Omit all images, then return the remaining material exactly as it stands.

⟨

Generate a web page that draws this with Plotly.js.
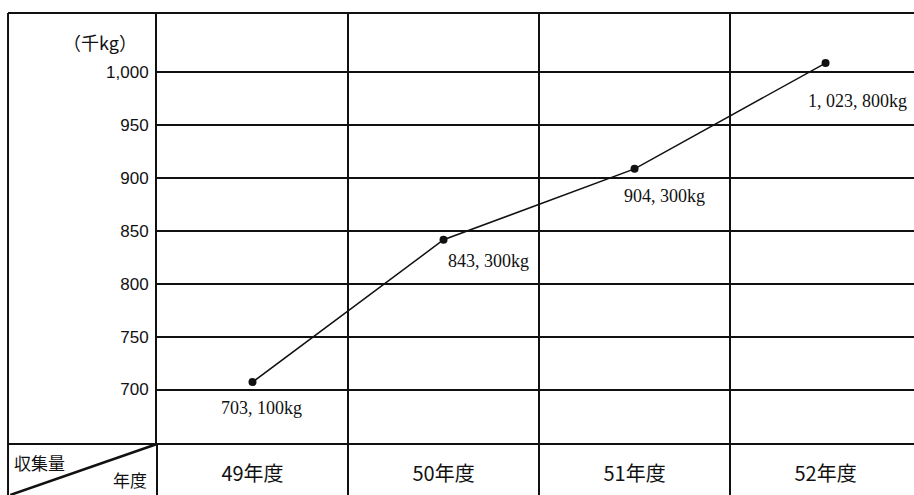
<!DOCTYPE html>
<html>
<head>
<meta charset="utf-8">
<script src="https://cdn.plot.ly/plotly-3.0.1.min.js"></script>
<style>html,body{margin:0;padding:0;background:#fff;}#chart{width:914px;height:495px;}</style>
</head>
<body>
<div id="chart"></div>
<script>
// Data
var years = ["49年度", "50年度", "51年度", "52年度"];
// vertical positions of the points as drawn (千kg)
var collected = [707, 841.5, 908.5, 1008.5];
// value labels printed next to the points
var valueLabels = ["703, 100kg", "843, 300kg", "904, 300kg", "1, 023, 800kg"];
var yTickVals = [700, 750, 800, 850, 900, 950, 1000];
var yTickText = ["700", "750", "800", "850", "900", "950", "1,000"];
var yUnit = "（千kg）";
var cornerTop = "収集量";
var cornerBottom = "年度";

var ink = "#111";
var labelShift = [[9, -26], [45, -21], [30, -27], [32, -38]];

var trace = {
  x: years,
  y: collected,
  type: "scatter",
  mode: "lines+markers",
  line: {color: ink, width: 1.5},
  marker: {color: ink, size: 8},
  hoverinfo: "skip",
  showlegend: false
};

var annotations = valueLabels.map(function (t, i) {
  return {
    x: years[i], y: collected[i], xref: "x", yref: "y",
    xanchor: "center", yanchor: "middle",
    text: t, showarrow: false,
    xshift: labelShift[i][0], yshift: labelShift[i][1],
    font: {family: "Liberation Serif, DejaVu Serif, serif", size: 18, color: ink}
  };
});
annotations.push({
  xref: "paper", yref: "paper", x: -0.0753, y: 0.9327,
  xanchor: "center", yanchor: "middle",
  text: yUnit, showarrow: false,
  font: {family: "Noto Sans CJK JP", size: 18, color: ink}
});
annotations.push({
  xref: "paper", yref: "paper", x: -0.1546, y: -0.0418,
  xanchor: "center", yanchor: "middle",
  text: cornerTop, showarrow: false,
  font: {family: "Noto Sans CJK JP", size: 17, color: ink}
});
annotations.push({
  xref: "paper", yref: "paper", x: -0.0357, y: -0.0835,
  xanchor: "center", yanchor: "middle",
  text: cornerBottom, showarrow: false,
  font: {family: "Noto Sans CJK JP", size: 17, color: ink}
});

var L = -0.1968, B = -0.1183;
var shapes = [
  {type: "line", xref: "paper", yref: "paper", x0: L, x1: 1, y0: 1, y1: 1, line: {color: ink, width: 2}},
  {type: "line", xref: "paper", yref: "paper", x0: L, x1: 1, y0: 0, y1: 0, line: {color: ink, width: 2}},
  {type: "line", xref: "paper", yref: "paper", x0: L, x1: L, y0: B, y1: 1, line: {color: ink, width: 2}},
  {type: "line", xref: "paper", yref: "paper", x0: L + 0.003, x1: 0, y0: B, y1: 0, line: {color: ink, width: 2.5}}
];

var layout = {
  width: 914, height: 495,
  margin: {l: 157, r: 0, t: 13, b: 51, pad: 0},
  paper_bgcolor: "#fff", plot_bgcolor: "#fff",
  xaxis: {
    type: "category",
    range: [-0.5, 3.463],
    tickson: "boundaries",
    showgrid: true, gridcolor: ink, gridwidth: 2,
    ticks: "outside", ticklen: 51, tickwidth: 2, tickcolor: ink,
    ticklabelstandoff: 16,
    showline: false, zeroline: false,
    tickfont: {family: "Noto Sans CJK JP", size: 20, color: ink},
    fixedrange: true
  },
  yaxis: {
    range: [648.5, 1055.8],
    tickmode: "array", tickvals: yTickVals, ticktext: yTickText,
    showgrid: true, gridcolor: ink, gridwidth: 2,
    showline: true, linecolor: ink, linewidth: 2,
    zeroline: false, ticks: "", ticklabelstandoff: 3,
    tickfont: {family: "Liberation Sans, Arial, sans-serif", size: 17, color: ink},
    fixedrange: true
  },
  shapes: shapes,
  annotations: annotations,
  showlegend: false
};

Plotly.newPlot("chart", [trace], layout, {displayModeBar: false, staticPlot: true});
</script>
</body>
</html>
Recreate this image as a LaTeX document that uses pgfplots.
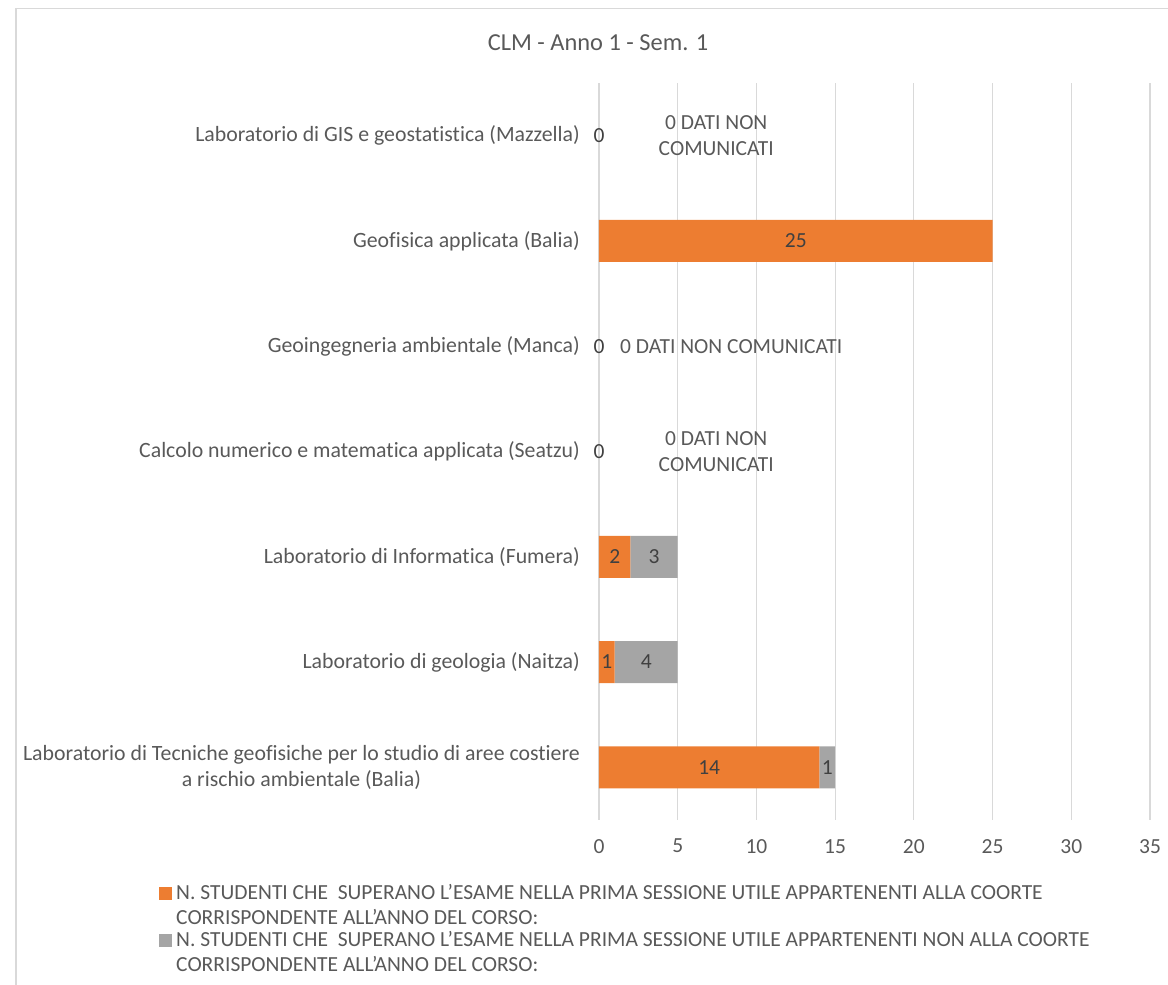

⟩

Response to this exercise ->
Generate a web page that draws this with Plotly.js.
<!DOCTYPE html>
<html>
<head>
<meta charset="utf-8">
<script src="https://cdn.plot.ly/plotly-3.0.1.min.js"></script>
<style>html,body{margin:0;padding:0;background:#fff;}#chart{width:914px;height:495px;}</style>
</head>
<body>
<div id="chart"></div>
<script>
// Data
var years = ["49年度", "50年度", "51年度", "52年度"];
// vertical positions of the points as drawn (千kg)
var collected = [707, 841.5, 908.5, 1008.5];
// value labels printed next to the points
var valueLabels = ["703, 100kg", "843, 300kg", "904, 300kg", "1, 023, 800kg"];
var yTickVals = [700, 750, 800, 850, 900, 950, 1000];
var yTickText = ["700", "750", "800", "850", "900", "950", "1,000"];
var yUnit = "（千kg）";
var cornerTop = "収集量";
var cornerBottom = "年度";

var ink = "#111";
var labelShift = [[9, -26], [45, -21], [30, -27], [32, -38]];

var trace = {
  x: years,
  y: collected,
  type: "scatter",
  mode: "lines+markers",
  line: {color: ink, width: 1.5},
  marker: {color: ink, size: 8},
  hoverinfo: "skip",
  showlegend: false
};

var annotations = valueLabels.map(function (t, i) {
  return {
    x: years[i], y: collected[i], xref: "x", yref: "y",
    xanchor: "center", yanchor: "middle",
    text: t, showarrow: false,
    xshift: labelShift[i][0], yshift: labelShift[i][1],
    font: {family: "Liberation Serif, DejaVu Serif, serif", size: 18, color: ink}
  };
});
annotations.push({
  xref: "paper", yref: "paper", x: -0.0753, y: 0.9327,
  xanchor: "center", yanchor: "middle",
  text: yUnit, showarrow: false,
  font: {family: "Noto Sans CJK JP", size: 18, color: ink}
});
annotations.push({
  xref: "paper", yref: "paper", x: -0.1546, y: -0.0418,
  xanchor: "center", yanchor: "middle",
  text: cornerTop, showarrow: false,
  font: {family: "Noto Sans CJK JP", size: 17, color: ink}
});
annotations.push({
  xref: "paper", yref: "paper", x: -0.0357, y: -0.0835,
  xanchor: "center", yanchor: "middle",
  text: cornerBottom, showarrow: false,
  font: {family: "Noto Sans CJK JP", size: 17, color: ink}
});

var L = -0.1968, B = -0.1183;
var shapes = [
  {type: "line", xref: "paper", yref: "paper", x0: L, x1: 1, y0: 1, y1: 1, line: {color: ink, width: 2}},
  {type: "line", xref: "paper", yref: "paper", x0: L, x1: 1, y0: 0, y1: 0, line: {color: ink, width: 2}},
  {type: "line", xref: "paper", yref: "paper", x0: L, x1: L, y0: B, y1: 1, line: {color: ink, width: 2}},
  {type: "line", xref: "paper", yref: "paper", x0: L + 0.003, x1: 0, y0: B, y1: 0, line: {color: ink, width: 2.5}}
];

var layout = {
  width: 914, height: 495,
  margin: {l: 157, r: 0, t: 13, b: 51, pad: 0},
  paper_bgcolor: "#fff", plot_bgcolor: "#fff",
  xaxis: {
    type: "category",
    range: [-0.5, 3.463],
    tickson: "boundaries",
    showgrid: true, gridcolor: ink, gridwidth: 2,
    ticks: "outside", ticklen: 51, tickwidth: 2, tickcolor: ink,
    ticklabelstandoff: 16,
    showline: false, zeroline: false,
    tickfont: {family: "Noto Sans CJK JP", size: 20, color: ink},
    fixedrange: true
  },
  yaxis: {
    range: [648.5, 1055.8],
    tickmode: "array", tickvals: yTickVals, ticktext: yTickText,
    showgrid: true, gridcolor: ink, gridwidth: 2,
    showline: true, linecolor: ink, linewidth: 2,
    zeroline: false, ticks: "", ticklabelstandoff: 3,
    tickfont: {family: "Liberation Sans, Arial, sans-serif", size: 17, color: ink},
    fixedrange: true
  },
  shapes: shapes,
  annotations: annotations,
  showlegend: false
};

Plotly.newPlot("chart", [trace], layout, {displayModeBar: false, staticPlot: true});
</script>
</body>
</html>
Recreate this image as a LaTeX document that uses pgfplots.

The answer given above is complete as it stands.